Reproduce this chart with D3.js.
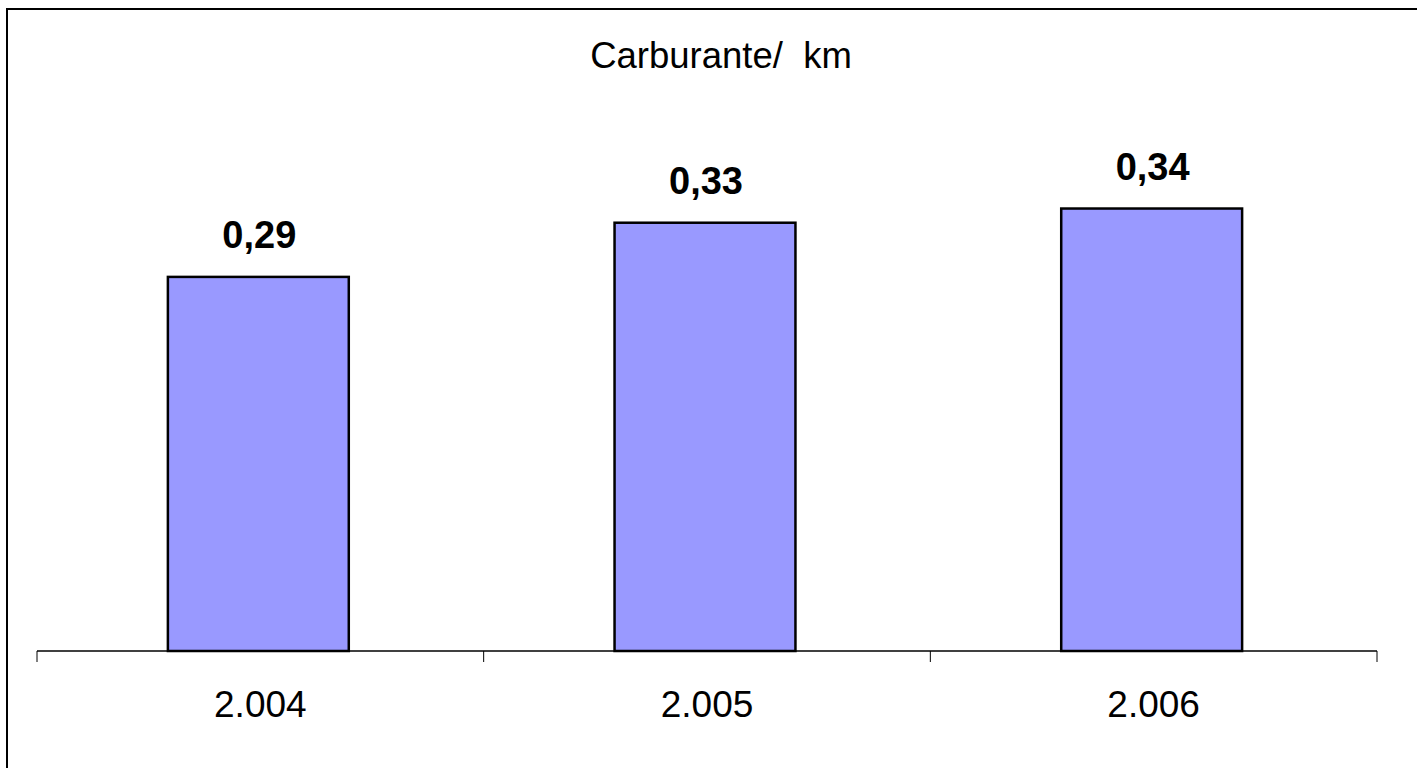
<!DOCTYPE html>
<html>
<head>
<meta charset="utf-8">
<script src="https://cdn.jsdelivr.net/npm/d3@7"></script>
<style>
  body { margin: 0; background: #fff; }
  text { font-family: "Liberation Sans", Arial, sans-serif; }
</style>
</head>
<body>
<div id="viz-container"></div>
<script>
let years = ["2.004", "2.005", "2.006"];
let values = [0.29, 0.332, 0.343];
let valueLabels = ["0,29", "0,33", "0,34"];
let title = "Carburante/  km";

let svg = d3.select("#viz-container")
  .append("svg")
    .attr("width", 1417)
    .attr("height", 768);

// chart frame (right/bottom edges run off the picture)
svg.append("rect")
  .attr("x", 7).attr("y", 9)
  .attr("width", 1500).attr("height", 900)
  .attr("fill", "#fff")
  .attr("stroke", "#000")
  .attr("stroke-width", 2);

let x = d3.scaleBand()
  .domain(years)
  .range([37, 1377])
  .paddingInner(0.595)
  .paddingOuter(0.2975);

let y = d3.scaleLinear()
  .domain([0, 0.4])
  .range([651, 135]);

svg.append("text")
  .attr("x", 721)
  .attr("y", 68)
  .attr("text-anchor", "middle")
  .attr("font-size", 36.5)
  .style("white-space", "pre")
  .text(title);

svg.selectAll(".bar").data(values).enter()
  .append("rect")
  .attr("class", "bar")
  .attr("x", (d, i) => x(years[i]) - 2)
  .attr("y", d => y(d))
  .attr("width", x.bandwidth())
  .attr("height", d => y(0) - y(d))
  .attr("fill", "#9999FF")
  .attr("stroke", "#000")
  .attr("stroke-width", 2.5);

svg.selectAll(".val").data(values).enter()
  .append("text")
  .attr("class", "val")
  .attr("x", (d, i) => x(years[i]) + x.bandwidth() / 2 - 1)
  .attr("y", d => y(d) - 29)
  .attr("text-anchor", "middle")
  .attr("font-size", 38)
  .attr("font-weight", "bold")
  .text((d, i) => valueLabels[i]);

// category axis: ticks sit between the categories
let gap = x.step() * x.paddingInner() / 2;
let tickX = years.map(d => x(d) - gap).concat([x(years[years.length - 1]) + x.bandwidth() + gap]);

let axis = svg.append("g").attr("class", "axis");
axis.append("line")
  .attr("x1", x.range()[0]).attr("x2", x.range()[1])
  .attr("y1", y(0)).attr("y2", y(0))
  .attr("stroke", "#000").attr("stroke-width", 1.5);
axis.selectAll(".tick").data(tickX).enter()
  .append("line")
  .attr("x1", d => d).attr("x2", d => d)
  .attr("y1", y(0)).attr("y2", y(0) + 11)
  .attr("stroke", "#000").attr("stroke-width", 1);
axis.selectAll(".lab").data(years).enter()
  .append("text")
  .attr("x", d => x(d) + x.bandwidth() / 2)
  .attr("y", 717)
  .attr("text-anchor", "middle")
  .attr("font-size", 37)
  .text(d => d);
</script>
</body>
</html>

....................

> Exercise details
Report the number of lines that contain "chart", with no other words.

> Solution to this problem
2